NREL / buildstockbatch

Other
20 stars 13 forks source link

Incorrect AMI #448

Closed phgupta closed 2 months ago

phgupta commented 2 months ago

I'm having issues running ResStock simulations on AWS since yesterday. This is an issue that has popped up out of the blue which makes it very peculiar.

I ran a simulation and no EC2 instances were spinning up. I looked at AWS Batch and it gave the error “UNDETERMINED – Batch job is blocked, root cause is undetermined.” I googled the potential causes of the error, and I don’t see any of them applying to my use case because the simulations were running just fine until a month ago.

I did a little bit of digging in the codebase and I saw that the AMI ID is set in awsbase.py, “self.batch_compute_environment_ami = ami-0184013939261b626”. I searched for that AMI ID in AWS EC2, and I couldn’t find that image!! Maybe AWS deleted it? I’m not sure.
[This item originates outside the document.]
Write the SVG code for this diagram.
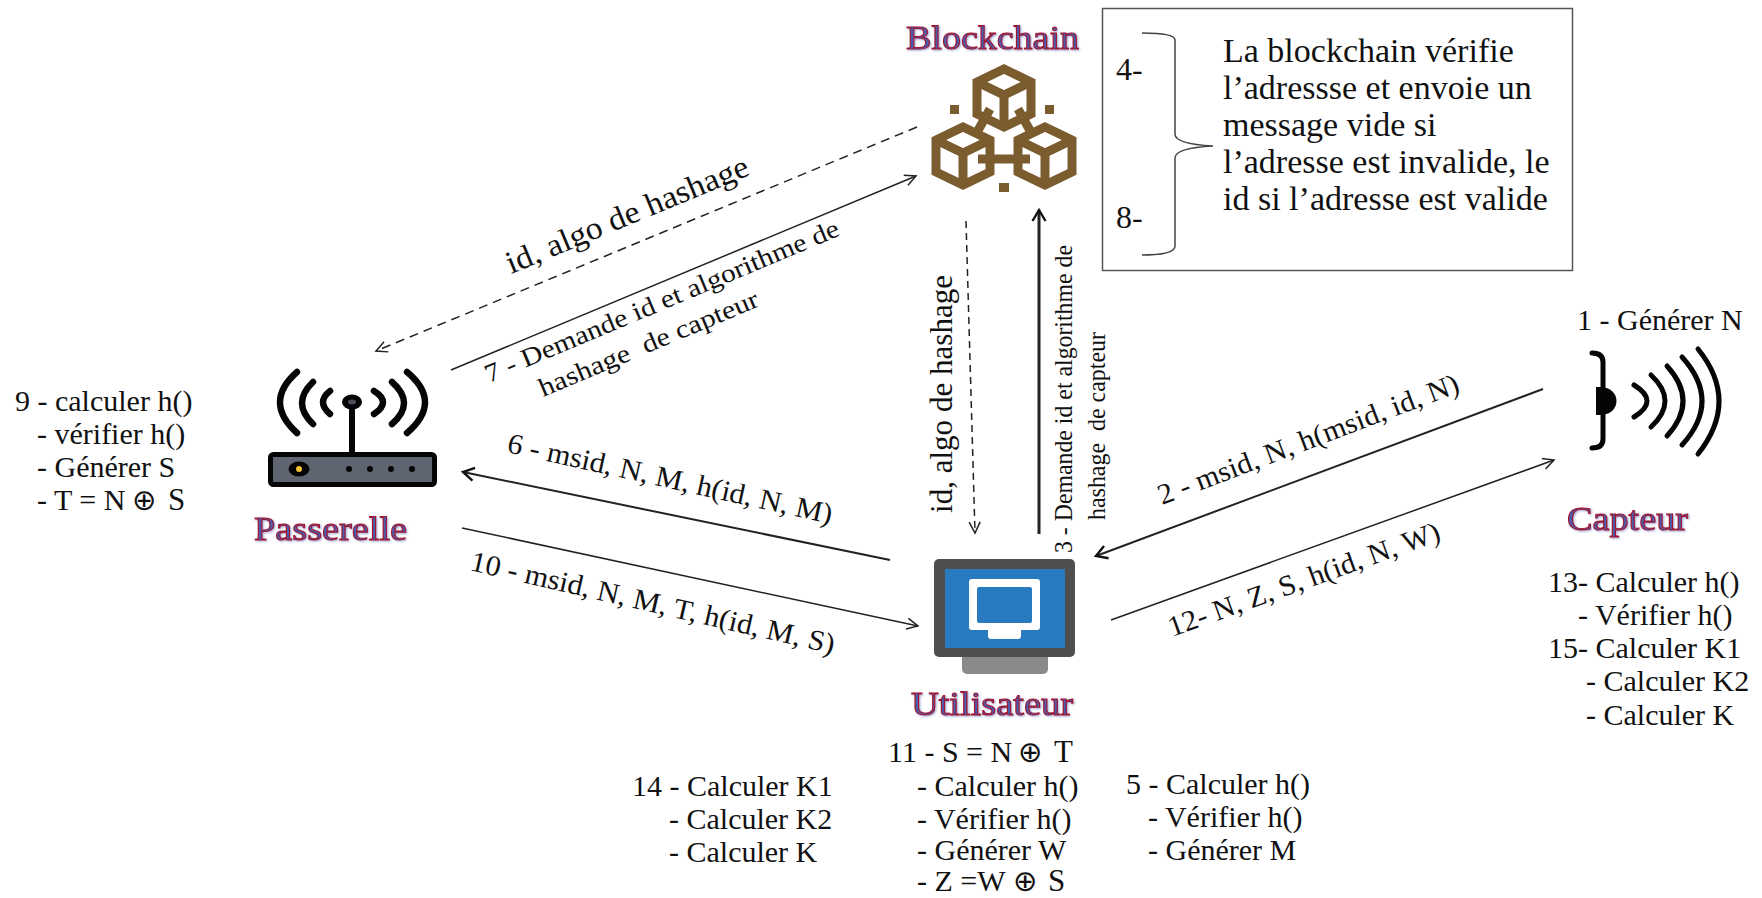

I tried instead setting the “self.batch_compute_environment_ami” to the following - Ubuntu Server 22.04 LTS (HVM), SSD Volume Type (ami-08116b9957a259459) and Amazon Linux 2023 AMI (ami-0395649fbe870727e). I chose the 64-bit x86 images because the Dockerfile builds on the nrel/openstudio:3.7.0 image which in turn uses linux/amd64. With those two AMI IDs, at least the EC2 instances were spinning up, however, AWS Batch was still giving the same error.

I have tried running a sample simulation on both buildstockbatch-2023.06.0/resstock-3.1.0 as well as buildstockbatch-2023.11.0/resstock-3.2.0.

Is this an issue with AMI or could it be something else? If it is an issue with AMI, then what kind of an image was ami-0184013939261b626? Can you point me to any alternatives?

nmerket commented 2 months ago

You should use the latest from the develop branch, or at this point actually #447. Buildstockbatch no longer uses a hard-coded ami, but uses a launch template to configure the batch instances more flexibly.